O Intercept divulgou ainda diálogos mantidos, no aplicativo Telegram, pela turma de procuradores de Curitiba. Moro não aparece nessas conversas. Em 17 de novembro de 2015, o procurador Roberson Pozzobon chamou os colegas em um dos grupos da força-tarefa de Curitiba. Estava animado com um relatório que recebera da Polícia Federal no qual se listavam transações financeiras das empresas do grupo Odebrecht com agentes públicos e partidos políticos no período de 2004 a 2014. O levantamento apontou pagamentos no valor de quase 4 milhões de reais feitos à Lils, empresa de palestras do ex-presidente Luiz Inácio Lula da Silva, e ao Instituto Lula, no período de 2011 a 2014. Na contabilidade da Construtora Norberto Odebrecht também foram identificados pagamentos realizados ao Instituto Fernando Henrique Cardoso (iFHC), no valor de 975 000 reais.
Diante das informações, Pozzobon sugeriu que a força-tarefa abrisse uma investigação dos pagamentos feitos não só ao Instituto Lula mas também ao iFHC. Reaparece a preocupação de mostrar imparcialidade: “Assim ninguém poderia, indevidamente, criticar nossa atuação como se tivesse viés partidário”. As informações referentes ao iFHC são qualificadas por Pozzobon como uma “fratura exposta”. Ele compartilha, no grupo de procuradores, dois e-mails constantes do relatório da PF — mensagens trocadas em 2014 pela secretária do iFHC com um funcionário de uma empresa ligada à Braskem (braço petroquímico da Odebrecht), referentes a um pagamento que deveria ser feito ao instituto do tucano — e que cheirava a algo irregular. Outro procurador, Paulo Galvão, entusiasma-se: “P…, bomba isso”. Pozzobon sugere operações de busca e apreensão nos institutos dos dois ex-presidentes. Mas a conversa muda de tom quando o procurador Galvão faz um reparo: e se os pagamentos ao iFHC fossem apenas crimes fiscais? Se a investigação do iFHC resultasse apenas em crime tributário, pondera o procurador Diogo Castor, a defesa do Instituto Lula e da Lils poderia alegar os mesmos argumentos para livrar-se da acusação de caixa dois e corrupção. Pozzobon concorda: “Temos que ter um bom indício de corrupção do fhc/psdb antes”. Dallagnol, que acaba entrando na conversa mais tarde, arremata: “Claro. Será pior fazer PIC (procedimento investigatório), BA (busca e apreensão), e depois denunciar só o PT por não haver prova”. VEJA perguntou à força-tarefa de Curitiba se houve investigação para apurar as doações de 975 000 reais feitas ao iFHC pela Odebrecht entre 2011 e 2012. Não obteve resposta. Se de fato a investigação foi abandonada, configura-se a seletividade do MP. E isso também é grave. “Não se pode selecionar quem será investigado e quem não é. O MP é obrigado a investigar e processar todo mundo, se há indício de irregularidade”, afirma João Paulo Martinelli, professor de direito penal do Instituto de Direito Público.

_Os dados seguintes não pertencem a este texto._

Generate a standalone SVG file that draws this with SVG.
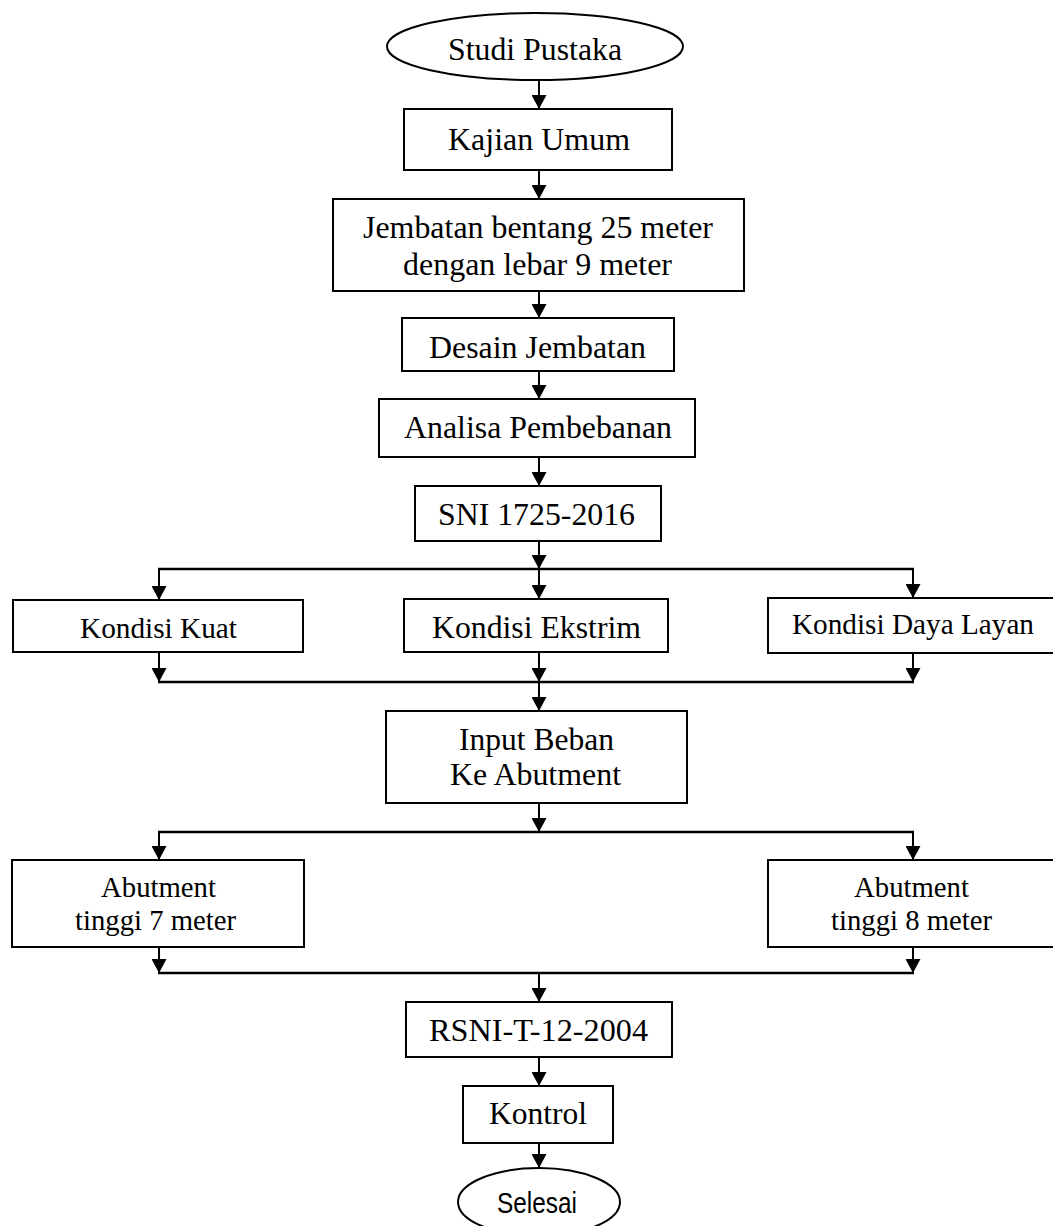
<svg xmlns="http://www.w3.org/2000/svg" width="1053" height="1226" viewBox="0 0 1053 1226">
<defs>
<marker id="ah" markerUnits="userSpaceOnUse" markerWidth="14" markerHeight="15" viewBox="0 0 14 15" refX="14" refY="7.5" orient="auto">
<path d="M0,0 L14,7.5 L0,15 Z" fill="#000"/>
</marker>
<style>
.box{fill:#fff;stroke:#000;stroke-width:2}
.t{font-family:"Liberation Serif","Times New Roman",serif;font-size:32px;fill:#000}
.s{font-size:29px}
.sans{font-family:"Liberation Sans",Arial,sans-serif;font-size:30px;fill:#000}
.c{stroke:#000;stroke-width:2;fill:none}
.a{marker-end:url(#ah)}
.h{stroke-width:2.5}
</style>
</defs>
<rect width="1053" height="1226" fill="#fff"/>
<g id="connectors">
<line class="c a" x1="539" y1="80" x2="539" y2="109"/>
<line class="c a" x1="539" y1="170" x2="539" y2="199"/>
<line class="c a" x1="539" y1="291" x2="539" y2="318"/>
<line class="c a" x1="539" y1="371" x2="539" y2="399"/>
<line class="c a" x1="539" y1="457" x2="539" y2="486"/>
<line class="c a" x1="539" y1="541" x2="539" y2="569"/>
<line class="c h" x1="158" y1="569" x2="914" y2="569"/>
<line class="c a" x1="159" y1="569" x2="159" y2="600"/>
<line class="c a" x1="539" y1="569" x2="539" y2="599"/>
<line class="c a" x1="913" y1="569" x2="913" y2="598"/>
<line class="c a" x1="159" y1="652" x2="159" y2="682"/>
<line class="c a" x1="539" y1="652" x2="539" y2="682"/>
<line class="c a" x1="913" y1="653" x2="913" y2="682"/>
<line class="c h" x1="158" y1="682" x2="914" y2="682"/>
<line class="c a" x1="539" y1="682" x2="539" y2="711"/>
<line class="c a" x1="539" y1="803" x2="539" y2="832"/>
<line class="c h" x1="158" y1="832" x2="914" y2="832"/>
<line class="c a" x1="159" y1="832" x2="159" y2="860"/>
<line class="c a" x1="913" y1="832" x2="913" y2="860"/>
<line class="c a" x1="159" y1="947" x2="159" y2="973"/>
<line class="c a" x1="913" y1="947" x2="913" y2="973"/>
<line class="c h" x1="158" y1="973" x2="914" y2="973"/>
<line class="c a" x1="539" y1="973" x2="539" y2="1002"/>
<line class="c a" x1="539" y1="1057" x2="539" y2="1086"/>
<line class="c a" x1="539" y1="1143" x2="539" y2="1168"/>
</g>
<g id="studi-pustaka">
<ellipse class="box" cx="535" cy="46.5" rx="148" ry="33.5"/>
<text class="t" x="448" y="60" textLength="174" lengthAdjust="spacingAndGlyphs">Studi Pustaka</text>
</g>
<g id="kajian-umum">
<rect class="box" x="404" y="109" width="268" height="61"/>
<text class="t" x="448" y="150" textLength="182" lengthAdjust="spacingAndGlyphs">Kajian Umum</text>
</g>
<g id="jembatan">
<rect class="box" x="333" y="199" width="411" height="92"/>
<text class="t" x="363" y="238" textLength="350" lengthAdjust="spacingAndGlyphs">Jembatan bentang 25 meter</text>
<text class="t" x="403" y="275" textLength="269" lengthAdjust="spacingAndGlyphs">dengan lebar 9 meter</text>
</g>
<g id="desain-jembatan">
<rect class="box" x="402" y="318" width="272" height="53"/>
<text class="t" x="429" y="358" textLength="217" lengthAdjust="spacingAndGlyphs">Desain Jembatan</text>
</g>
<g id="analisa-pembebanan">
<rect class="box" x="379" y="399" width="316" height="58"/>
<text class="t" x="404" y="438" textLength="268" lengthAdjust="spacingAndGlyphs">Analisa Pembebanan</text>
</g>
<g id="sni">
<rect class="box" x="415" y="486" width="246" height="55"/>
<text class="t" x="438" y="525" textLength="197" lengthAdjust="spacingAndGlyphs">SNI 1725-2016</text>
</g>
<g id="kondisi-kuat">
<rect class="box" x="13" y="600" width="290" height="52"/>
<text class="t s" x="80" y="638" textLength="157" lengthAdjust="spacingAndGlyphs">Kondisi Kuat</text>
</g>
<g id="kondisi-ekstrim">
<rect class="box" x="404" y="599" width="264" height="53"/>
<text class="t" x="432" y="638" textLength="209" lengthAdjust="spacingAndGlyphs">Kondisi Ekstrim</text>
</g>
<g id="kondisi-daya-layan">
<rect class="box" x="768" y="598" width="295" height="55"/>
<text class="t s" x="792" y="634" textLength="242" lengthAdjust="spacingAndGlyphs">Kondisi Daya Layan</text>
</g>
<g id="input-beban">
<rect class="box" x="386" y="711" width="301" height="92"/>
<text class="t" x="459" y="750" textLength="155" lengthAdjust="spacingAndGlyphs">Input Beban</text>
<text class="t" x="450" y="785" textLength="171" lengthAdjust="spacingAndGlyphs">Ke Abutment</text>
</g>
<g id="abutment-7">
<rect class="box" x="12" y="860" width="292" height="87"/>
<text class="t s" x="101" y="897" textLength="115" lengthAdjust="spacingAndGlyphs">Abutment</text>
<text class="t s" x="75" y="930" textLength="161" lengthAdjust="spacingAndGlyphs">tinggi 7 meter</text>
</g>
<g id="abutment-8">
<rect class="box" x="768" y="860" width="295" height="87"/>
<text class="t s" x="854" y="897" textLength="115" lengthAdjust="spacingAndGlyphs">Abutment</text>
<text class="t s" x="831" y="930" textLength="161" lengthAdjust="spacingAndGlyphs">tinggi 8 meter</text>
</g>
<g id="rsni">
<rect class="box" x="406" y="1002" width="266" height="55"/>
<text class="t" x="429" y="1041" textLength="219" lengthAdjust="spacingAndGlyphs">RSNI-T-12-2004</text>
</g>
<g id="kontrol">
<rect class="box" x="463" y="1086" width="150" height="57"/>
<text class="t" x="489" y="1124" textLength="98" lengthAdjust="spacingAndGlyphs">Kontrol</text>
</g>
<g id="selesai">
<ellipse class="box" cx="539" cy="1202" rx="81" ry="34"/>
<text class="sans" x="497" y="1213" textLength="80" lengthAdjust="spacingAndGlyphs">Selesai</text>
</g>
</svg>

Desde que The Intercept começou a divulgar os diálogos do juiz e da força-tarefa de Curitiba, Moro vem insistindo nos mesmos pontos: a autenticidade dos diálogos não foi atestada (embora ele não desminta especificamente nenhum trecho dos diálogos), as mensagens foram obtidas de forma ilegal, e tudo ali estaria dentro da relação “normal” entre juiz e procurador. Repisou todos esses pontos no Senado, que foi relativamente brando na inquirição ao ministro. Mas o último ponto segue duvidoso: a colaboração demasiado próxima entre juiz e procurador já está configurada nos diálogos revelados até aqui. “No modelo do Judiciário brasileiro, o juiz tem de ser uma figura inerte, não pode aliar-se a uma parte ou a outra”, afirma o juiz aposentado Walter Maierovitch. “As mensagens deixam clara a promiscuidade entre o ex-juiz Moro e o procurador Dallagnol.” E essa ilegalidade não é uma questão de opinião. Ela aconteceu.